Ce partenariat ne semble pas servir les intérêts de long terme de la SNCF. Tout d’abord parce qu’aider Uber à atteindre une position monopolistique ne sert personne, ni les clients, ni la SNCF, ni aucune autre entité en France. Ensuite parce que le principe d’Uber reste, et restera, d’attirer les utilisateurs sur son application, où il sait comment les fidéliser. Enfin, cette intégration ne concerne que les voyageurs d’une poignée de villes en France – les plus grosses, certes – mais celles où il n’y a pas de problème de mobilité. Là où le « MaaS » est vraiment utile, c’est quand il permet à des utilisateurs de découvrir des services, de comprendre comment et où ils fonctionnent, de voir qu’ils sont accessibles en 1 clic (autant de choses que personne n’a besoin d’apprendre sur Uber). La SNCF a déjà commencé à intégrer des services de billettique ou d’information de divers réseaux de transport en commun comme à Strasbourg, permettant à un visiteur occasionnel de prendre les transports en commun plutôt que demander qu’on vienne le chercher en voiture.
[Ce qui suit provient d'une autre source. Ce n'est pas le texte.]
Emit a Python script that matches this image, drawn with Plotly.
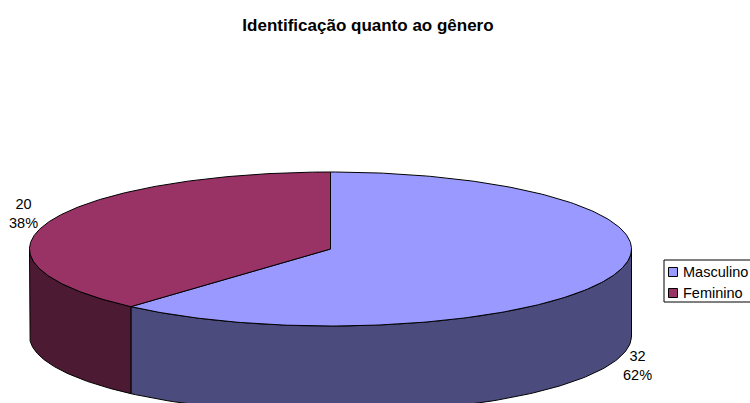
import numpy as np
import plotly.graph_objects as go

# ---- data ----
categories = ["Masculino", "Feminino"]
values = [32, 20]
top_colors = ["#9999FF", "#993366"]
side_colors = ["#4B4B7E", "#4C1A33"]
title = "Identificação quanto ao gênero"

# ---- geometry (pixel space) ----
W, H = 750, 403
cx, cy, rx, ry, depth = 330.5, 249, 301, 77, 87
FONT = "Liberation Sans, Arial, sans-serif"

total = sum(values)
fracs = [v / total for v in values]
starts = np.cumsum([0] + fracs[:-1]) * 360
ends = starts + np.array(fracs) * 360


def pt(deg, dy=0.0):
    t = np.radians(deg)
    return cx + rx * np.sin(t), cy - ry * np.cos(t) + dy


fig = go.Figure()

# side faces (front half: 90..270 deg clockwise from top)
for i, cat in enumerate(categories):
    a, b = max(starts[i], 90), min(ends[i], 270)
    if b <= a:
        continue
    angs = np.linspace(a, b, 120)
    xs_t, ys_t = pt(angs)
    xs_b, ys_b = pt(angs[::-1], depth)
    xs = list(xs_t) + list(xs_b) + [xs_t[0]]
    ys = list(ys_t) + list(ys_b) + [ys_t[0]]
    fig.add_trace(go.Scatter(x=xs, y=ys, fill="toself", fillcolor=side_colors[i],
                             mode="lines", line=dict(color="black", width=1),
                             showlegend=False, hoverinfo="skip"))

# top faces
for i, cat in enumerate(categories):
    angs = np.linspace(starts[i], ends[i], 240)
    xs, ys = pt(angs)
    xs = [cx] + list(xs) + [cx]
    ys = [cy] + list(ys) + [cy]
    fig.add_trace(go.Scatter(x=xs, y=ys, fill="toself", fillcolor=top_colors[i],
                             mode="lines", line=dict(color="black", width=1),
                             showlegend=False, hoverinfo="skip"))

# data labels
for i, cat in enumerate(categories):
    mid = (starts[i] + ends[i]) / 2
    t = np.radians(mid)
    lx = cx + rx * 1.09 * np.sin(t)
    ly = cy - ry * 1.2 * np.cos(t) - 3
    if np.cos(t) < 0:
        ly += depth
    pct = round(fracs[i] * 100)
    fig.add_annotation(x=lx, y=ly, text=f"{values[i]}<br>{pct}%", showarrow=False,
                       font=dict(family=FONT, size=14.5, color="black"), align="center")

# legend (drawn in pixel space)
lg_x0, lg_y0, lg_y1, lg_row = 664, 260, 302, 21
fig.add_shape(type="rect", x0=lg_x0, y0=lg_y0, x1=W + 20, y1=lg_y1,
              line=dict(color="black", width=1), fillcolor="white", layer="below")
for i, cat in enumerate(categories):
    yy = lg_y0 + 12 + i * lg_row
    fig.add_trace(go.Scatter(x=[lg_x0 + 9], y=[yy], mode="markers", name=cat,
                             marker=dict(symbol="square", size=9, color=top_colors[i],
                                         line=dict(color="black", width=1)),
                             showlegend=False, hoverinfo="skip"))
    fig.add_annotation(x=lg_x0 + 17, y=yy, text=cat, showarrow=False, xanchor="left",
                       yanchor="middle", font=dict(family=FONT, size=14.5, color="black"))

fig.update_layout(
    width=W, height=H,
    margin=dict(l=0, r=0, t=0, b=0, autoexpand=False),
    paper_bgcolor="white", plot_bgcolor="white",
    title=dict(text=f"<b>{title}</b>", x=368 / W, xanchor="center", y=1 - 25 / H,
               yanchor="middle", font=dict(family=FONT, size=17, color="black")),
    xaxis=dict(range=[0, W], visible=False, fixedrange=True),
    yaxis=dict(range=[H, 0], visible=False, fixedrange=True),
    showlegend=False,
)

fig.write_html("out.html", config={"displayModeBar": False},
               post_script="document.body.style.margin='0';document.body.style.overflow='hidden';")
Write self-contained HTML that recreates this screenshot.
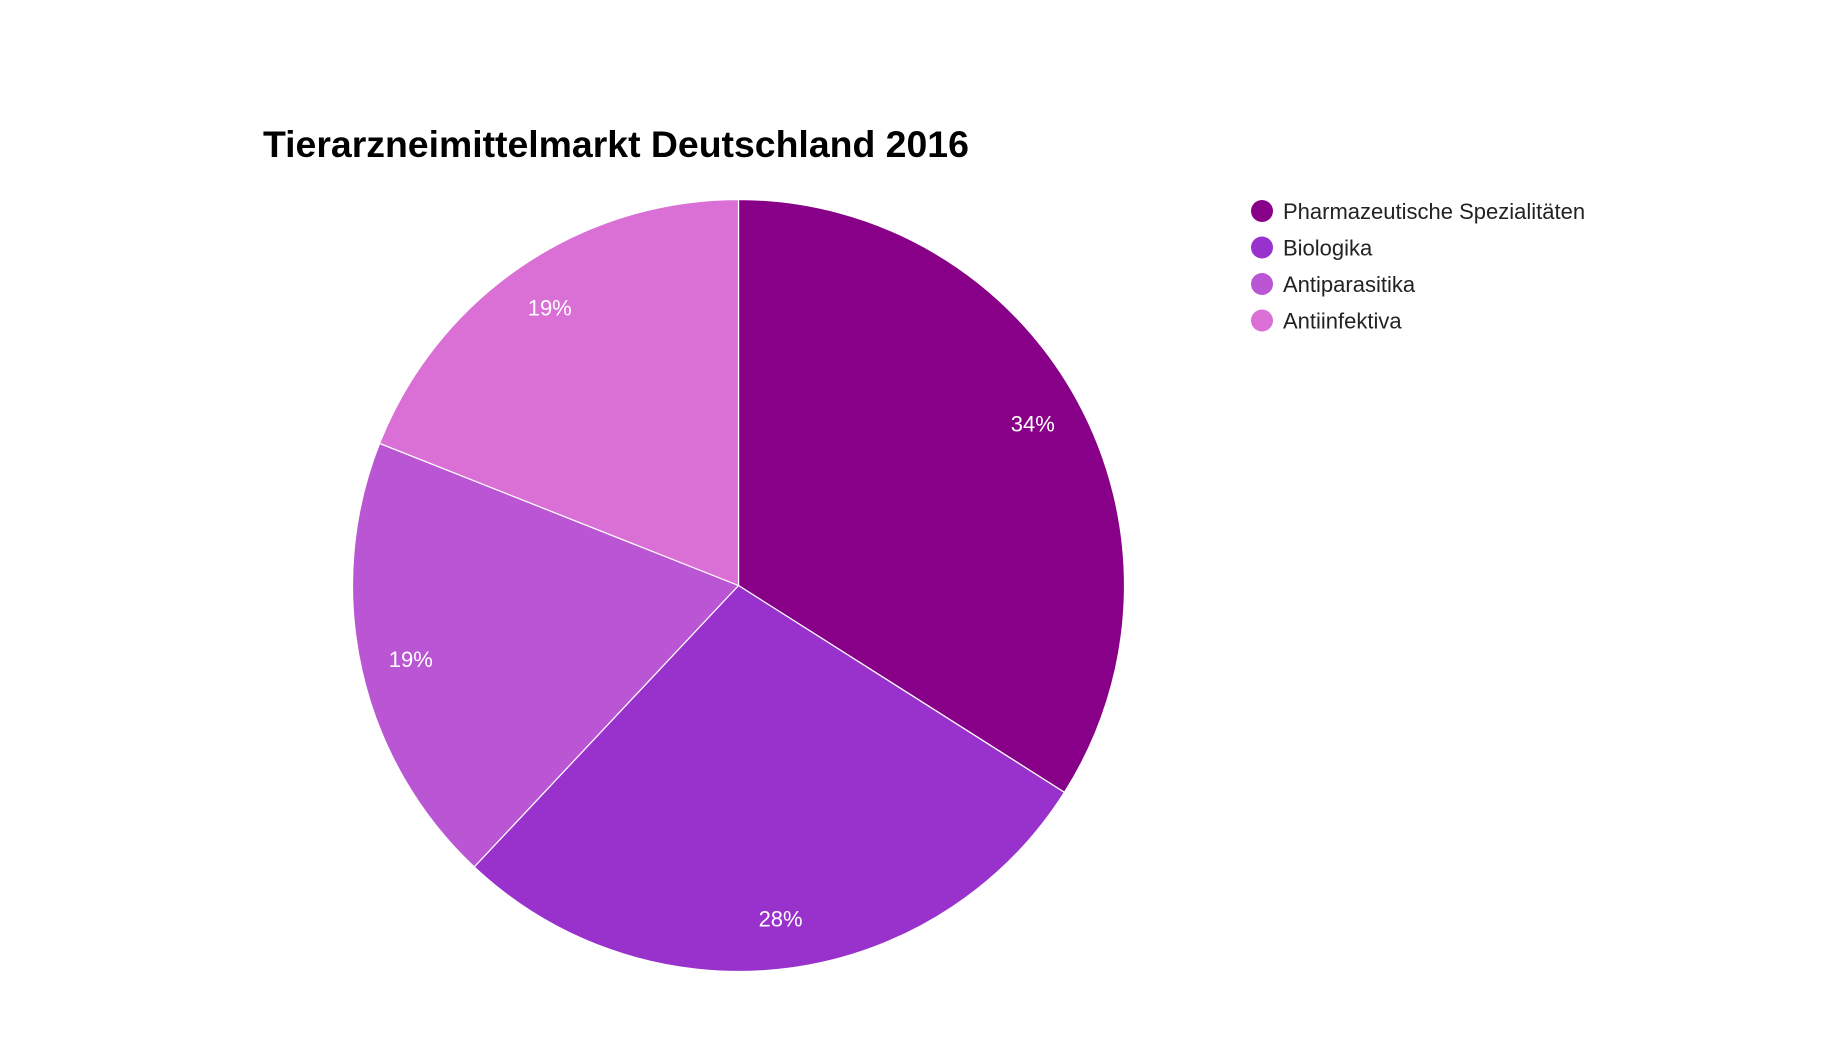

La SNCF a déjà engagé des intégrations de divers services de mobilité moins connus du grand public, espérons qu’elle pourra en réaliser un maximum pour le bonheur des voyageurs. Uber, quant à eux, n’auront pas attendu un jour après le discours d’Emmanuel Macron pour nous rappeler que nous devrons payer cher notre « indépendance » ou notre « souveraineté » dans le domaine des transports.